L’ambasciatrice americana all’Onu Jeane Kirkpatrick ebbe a definire “ipocrita” Amnesty per i suoi silenzi su tragedie politiche del Novecento che non hanno scaldato i cuori umanitaristi, come quelle in Angola e Nicaragua e come il genocidio cambogiano di Pol Pot. Quando in Etiopia e in Sudan migliaia di persone morivano per fame e tortura (quella vera), Amnesty aveva come principale obiettivo l’abolizione della pena di morte negli Stati Uniti. C’è sempre tortura e tortura.
E che ad Amnesty ci sia tortura e tortura se ne era accorta anche una dirigente di spicco di quella ong, l’algerina Karima Bennoune, autrice di “Your fatwa does not apply here”. “Durante i miei anni ad Amnesty ho condiviso le preoccupazioni sulla tortura in Algeria”, ha scritto Bennoune nel libro. “Ma non potevo comprendere la risposta dell’organizzazione alla violenza dei gruppi fondamentalisti. Amnesty era cieca a quello che i fondamentalisti facevano ai diritti umani. Amnesty descrisse l’atmosfera in Algeria come uno stato di ‘confusione su chi commette i crimini’. Questo ha terribilmente sminuito i tentativi delle vittime di veder riconosciuta la propria storia e i colpevoli giudicati”. Se Guantanamo è il Gulag, come non chiedere l’arresto del suo comandante in capo? E’ quello che Amnesty ha fatto due anni fa, rivolgendo al Canada la richiesta di arrestare George W. Bush. “Il Canada è obbligato ad arrestare e perseguire Bush per la sua responsabilità in crimini di diritto internazionale tra cui la tortura”, ha detto Susan Lee, direttore di Amnesty International America.

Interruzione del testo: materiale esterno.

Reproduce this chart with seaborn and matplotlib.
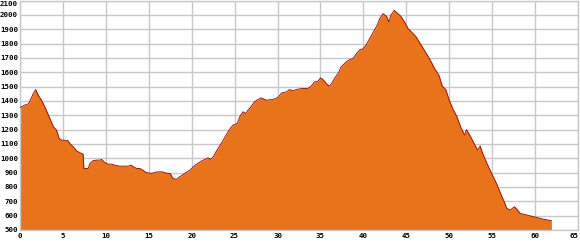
import matplotlib
matplotlib.use("Agg")
import matplotlib.pyplot as plt
import seaborn as sns
import pandas as pd

distance_km = [0, 0.6, 1.0, 1.2, 1.55, 1.82, 2.13, 2.5, 2.9, 3.4, 3.9, 4.26, 4.57, 4.84, 5.2, 5.6, 5.8,
               6.2, 6.6, 7.0, 7.36, 7.44, 7.95, 8.14, 8.5, 8.9, 9.3, 9.5, 9.9, 10.3, 10.7, 11.05, 11.6,
               12.6, 12.98, 13.2, 13.6, 13.95, 14.3, 14.7, 15.3, 15.9, 16.5, 16.9, 17.25, 17.5, 17.8,
               18.2, 18.6, 19.2, 19.8, 20.4, 21.0, 21.55, 21.9, 22.2, 22.5, 22.9, 23.5, 24.0, 24.35,
               24.8, 25.3, 25.6, 25.97, 26.3, 26.55, 26.9, 27.3, 27.7, 28.1, 28.7, 29.3, 29.8, 30.1,
               30.5, 31.05, 31.4, 31.8, 32.2, 32.8, 33.5, 33.9, 34.3, 34.7, 35.0, 35.3, 35.7, 36.0,
               36.3, 36.7, 37.1, 37.4, 38.0, 38.4, 38.8, 39.2, 39.6, 40.0, 40.4, 40.95, 41.6, 41.9,
               42.3, 42.7, 42.98, 43.2, 43.6, 43.95, 44.35, 44.8, 45.2, 45.6, 46.15, 46.75, 47.1,
               47.7, 48.3, 48.8, 49.2, 49.6, 50.0, 50.4, 50.9, 51.4, 51.8, 52.0, 52.4, 52.9, 53.3,
               53.6, 53.9, 54.3, 54.9, 55.5, 55.9, 56.4, 56.7, 57.1, 57.6, 57.9, 58.25, 59.05, 59.8,
               60.6, 61.4, 61.9]
elevation_m = [1354, 1372, 1380, 1405, 1451, 1479, 1440, 1405, 1358, 1289, 1219, 1196, 1138, 1126, 1126,
               1122, 1103, 1080, 1052, 1038, 1029, 929, 929, 964, 983, 987, 987, 992, 969, 959, 959, 952,
               945, 945, 952, 941, 929, 929, 918, 900, 895, 904, 906, 899, 894, 894, 860, 853, 871, 894,
               918, 952, 976, 992, 1003, 992, 1010, 1052, 1108, 1161, 1196, 1231, 1242, 1289, 1324,
               1312, 1335, 1358, 1393, 1409, 1421, 1405, 1409, 1416, 1428, 1456, 1463, 1479, 1470,
               1479, 1486, 1486, 1502, 1532, 1537, 1560, 1549, 1521, 1502, 1521, 1563, 1595, 1637,
               1672, 1688, 1695, 1730, 1757, 1764, 1799, 1857, 1927, 1973, 2008, 1990, 1950, 1997,
               2031, 2013, 1990, 1950, 1904, 1881, 1846, 1788, 1753, 1695, 1625, 1579, 1502, 1479,
               1405, 1347, 1289, 1208, 1161, 1200, 1161, 1103, 1057, 1085, 1034, 976, 899, 825, 767,
               697, 651, 639, 662, 644, 616, 604, 593, 581, 570, 565]

x_ticks = list(range(0, 70, 5))
y_ticks = list(range(500, 2200, 100))

df = pd.DataFrame({"km": distance_km, "ele": elevation_m})

sns.set_style("whitegrid")
fig = plt.figure(figsize=(5.8, 2.5), dpi=100)
ax = fig.add_axes([20 / 580, 20 / 250, 558 / 580, 229.5 / 250])

ax.fill_between(df["km"], 500, df["ele"], color="#E8731A", linewidth=0, zorder=2)
sns.lineplot(data=df, x="km", y="ele", ax=ax, color="#A01408", linewidth=0.7, zorder=3)

ax.set_xlim(0, 65)
ax.set_ylim(500, 2100)
ax.set_xticks(x_ticks)
ax.set_yticks(y_ticks)
ax.set_xticklabels([str(v) for v in x_ticks])
ax.set_yticklabels([str(v) for v in y_ticks])
ax.set_xlabel("")
ax.set_ylabel("")
ax.grid(True, color="#C8C8C8", linewidth=1.0, zorder=0)
ax.set_axisbelow(True)
for s in ax.spines.values():
    s.set_color("#C8C8C8")
    s.set_linewidth(1.0)
ax.tick_params(axis="both", length=0, labelsize=5.3, colors="#000000")
ax.tick_params(axis="y", pad=1.5)
ax.tick_params(axis="x", pad=2)
for lab in ax.get_xticklabels() + ax.get_yticklabels():
    lab.set_family("DejaVu Sans Mono")
    lab.set_fontweight("bold")
ax.get_yticklabels()[-1].set_verticalalignment("top")
ax.get_xticklabels()[-1].set_horizontalalignment("right")

fig.savefig("out.png", dpi=100, facecolor="white")
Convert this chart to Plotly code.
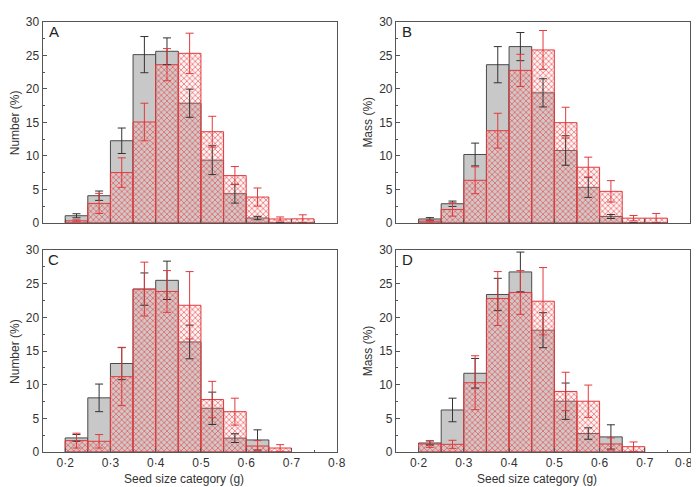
import plotly.graph_objects as go

# ---- data ----
bin_left_11 = [0.20, 0.25, 0.30, 0.35, 0.40, 0.45, 0.50, 0.55, 0.60, 0.65, 0.70]
bin_left_10 = [0.20, 0.25, 0.30, 0.35, 0.40, 0.45, 0.50, 0.55, 0.60, 0.65]
bin_width = 0.05

a_gray = [1.06, 4.05, 12.25, 25.1, 25.6, 17.85, 9.35, 4.35, 0.72, 0, 0]
a_gray_err = [0.3, 0.7, 1.9, 2.7, 2.0, 2.1, 2.15, 1.4, 0.25, 0, 0]
a_red = [0.3, 2.9, 7.5, 15.05, 23.6, 25.3, 13.6, 7.05, 3.85, 0.58, 0.6]
a_red_err = [0.15, 1.5, 2.2, 2.8, 2.4, 3.0, 2.3, 1.35, 1.35, 0.3, 0.6]

b_gray = [0.58, 2.85, 10.2, 23.6, 26.3, 19.4, 10.8, 5.3, 0.95, 0, 0]
b_gray_err = [0.2, 0.4, 1.7, 2.7, 2.1, 2.1, 2.2, 1.5, 0.3, 0, 0]
b_red = [0.25, 2.0, 6.35, 13.75, 22.75, 25.8, 14.95, 8.3, 4.7, 0.7, 0.7]
b_red_err = [0.15, 1.0, 2.0, 2.6, 2.4, 2.9, 2.3, 1.5, 1.6, 0.4, 0.7]

c_gray = [2.1, 8.05, 13.15, 24.2, 25.5, 16.35, 6.5, 2.07, 1.8, 0]
c_gray_err = [0.5, 2.05, 2.4, 2.4, 2.85, 2.5, 2.4, 0.65, 1.5, 0]
c_red = [1.7, 1.6, 11.2, 24.2, 23.85, 21.8, 7.8, 6.0, 0.9, 0.6]
c_red_err = [1.1, 1.0, 4.3, 4.0, 3.1, 5.0, 2.7, 2.0, 0.8, 0.5]

d_gray = [1.35, 6.25, 11.7, 23.4, 26.75, 18.1, 7.55, 2.75, 2.25, 0]
d_gray_err = [0.3, 1.75, 2.2, 2.4, 2.95, 2.6, 2.7, 0.85, 1.8, 0]
d_red = [1.2, 1.15, 10.3, 22.8, 23.7, 22.4, 9.0, 7.55, 1.2, 0.8]
d_red_err = [0.5, 0.6, 4.0, 4.0, 3.25, 5.0, 2.85, 2.4, 0.9, 0.7]

x_tickvals = [0.2, 0.3, 0.4, 0.5, 0.6, 0.7, 0.8]
x_ticktext = ["0·2", "0·3", "0·4", "0·5", "0·6", "0·7", "0·8"]
y_tickvals = [0, 5, 10, 15, 20, 25, 30]
panel_letters = ["A", "B", "C", "D"]
y_titles = ["Number (%)", "Mass (%)", "Number (%)", "Mass (%)"]
x_title = "Seed size category (g)"

# ---- styling ----
W, H = 699, 487
FONT = "Liberation Sans, Arial, Helvetica, sans-serif"
GRAY_FILL = "#c8c8c8"
GRAY_LINE = "#4a4a4a"
RED = "#e23a3d"
AXIS = "#555555"
TEXT = "#333333"

# panel pixel boxes (left, right, top, bottom)
boxes = [(35, 333, 7, 214), (393, 691, 7, 214), (35, 333, 242, 450), (393, 691, 242, 450)]

panels = [
    (bin_left_11, a_gray, a_gray_err, a_red, a_red_err),
    (bin_left_11, b_gray, b_gray_err, b_red, b_red_err),
    (bin_left_10, c_gray, c_gray_err, c_red, c_red_err),
    (bin_left_10, d_gray, d_gray_err, d_red, d_red_err),
]

fig = go.Figure()
layout = dict(
    width=W, height=H, margin=dict(l=0, r=0, t=0, b=0),
    paper_bgcolor="white", plot_bgcolor="white",
    showlegend=False, barmode="overlay",
    font=dict(family=FONT, size=12, color=TEXT),
)
annotations = []

for i, (lefts, g, ge, r, re) in enumerate(panels):
    n = i + 1
    xa = "x" if n == 1 else f"x{n}"
    ya = "y" if n == 1 else f"y{n}"
    centers = [v + bin_width / 2 for v in lefts]
    fig.add_trace(go.Bar(
        x=centers, y=g, width=bin_width, xaxis=xa, yaxis=ya,
        marker=dict(color=GRAY_FILL, line=dict(color=GRAY_LINE, width=1)),
    ))
    fig.add_trace(go.Bar(
        x=centers, y=r, width=bin_width, xaxis=xa, yaxis=ya,
        marker=dict(color="rgba(255,190,190,0.2)",
                    line=dict(color=RED, width=1),
                    pattern=dict(shape="x", fgcolor=RED, size=4, solidity=0.3,
                                 fillmode="overlay", fgopacity=0.85)),
    ))
    # error bars drawn above both bar series
    fig.add_trace(go.Scatter(
        x=centers, y=g, mode="markers", xaxis=xa, yaxis=ya,
        marker=dict(size=0.1, color="rgba(0,0,0,0)"),
        error_y=dict(type="data", array=ge, color="#333333", thickness=1, width=4),
        hoverinfo="skip",
    ))
    fig.add_trace(go.Scatter(
        x=centers, y=r, mode="markers", xaxis=xa, yaxis=ya,
        marker=dict(size=0.1, color="rgba(0,0,0,0)"),
        error_y=dict(type="data", array=re, color=RED, thickness=1, width=4),
        hoverinfo="skip",
    ))

    L, R, T, B = boxes[i]
    xdom = [L / W, R / W]
    ydom = [1 - B / H, 1 - T / H]
    xkey = "xaxis" if n == 1 else f"xaxis{n}"
    ykey = "yaxis" if n == 1 else f"yaxis{n}"
    bottom = i >= 2
    right = i % 2 == 1
    tv = x_tickvals[:-1] if right else x_tickvals
    tt = x_ticktext[:-1] if right else x_ticktext
    layout[xkey] = dict(
        domain=xdom, anchor=ya, range=[0.15, 0.8],
        tickvals=tv, ticktext=tt, showticklabels=bottom,
        ticks="inside", ticklen=4, tickcolor=AXIS, tickwidth=1,
        minor=dict(ticks="inside", ticklen=2, dtick=0.05, tickcolor=AXIS),
        showline=True, linecolor=AXIS, linewidth=1, mirror=True,
        showgrid=False, zeroline=False,
        tickfont=dict(size=12, color=TEXT, family=FONT),
    )
    layout[ykey] = dict(
        domain=ydom, anchor=xa, range=[0, 30],
        tickvals=y_tickvals, ticks="inside", ticklen=4, tickcolor=AXIS, tickwidth=1,
        minor=dict(ticks="inside", ticklen=2, dtick=2.5, tickcolor=AXIS),
        showline=True, linecolor=AXIS, linewidth=1, mirror=True,
        showgrid=False, zeroline=False,
        tickfont=dict(size=12, color=TEXT, family=FONT),
    )
    # panel letter
    annotations.append(dict(
        text=panel_letters[i], x=(L + 11.5) / W, y=1 - (T + 10) / H,
        xref="paper", yref="paper", xanchor="center", yanchor="middle",
        showarrow=False, font=dict(size=15, color="#222222", family=FONT),
    ))
    # y-axis title
    annotations.append(dict(
        text=y_titles[i], x=(L - 28) / W, y=1 - ((T + B) / 2) / H,
        xref="paper", yref="paper", xanchor="center", yanchor="middle",
        textangle=-90, showarrow=False, font=dict(size=12, color=TEXT, family=FONT),
    ))
    if bottom:
        annotations.append(dict(
            text=x_title, x=((L + R) / 2 - 6) / W, y=1 - 478 / H,
            xref="paper", yref="paper", xanchor="center", yanchor="middle",
            showarrow=False, font=dict(size=12, color=TEXT, family=FONT),
        ))
        if right:
            # last tick label of the right-hand panel, kept inside the page
            annotations.append(dict(
                text=x_ticktext[-1], x=(W - 3) / W, y=1 - 461 / H,
                xref="paper", yref="paper", xanchor="right", yanchor="middle",
                showarrow=False, font=dict(size=12, color=TEXT, family=FONT),
            ))

layout["annotations"] = annotations
fig.update_layout(**layout)
fig.write_html("out.html")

La ong ha accusato anche Israele di “crimini di guerra”, chiedendo l’apertura di una inchiesta alla Corte dell’Aia. Ebrei torturatori, un grande classico che Amnesty ripete dal “massacro di Jenin” (che poi massacro non fu). E visto che Amnesty travisa il concetto di “tortura”, capita anche che il segretario generale di Amnesty, Claudio Cordone, dica che il “jihad difensivo” non è “antitetico” alla battaglia per i diritti umani. Lo disse in risposta a una petizione sul rapporto di Amnesty con Cageprisoners, la ong fondata dal fondamentalista islamico Moazzam Begg e che si batte per il rilascio di conclamati jihadisti.
Visti i precedenti, è quanto meno lecito dubitare che la polizia e le autorità italiane siano in combutta per “torturare” i migranti che hanno così generosamente salvato in mare da oltre due anni. Benvenuti nel meraviglioso mondo di Amnesy International.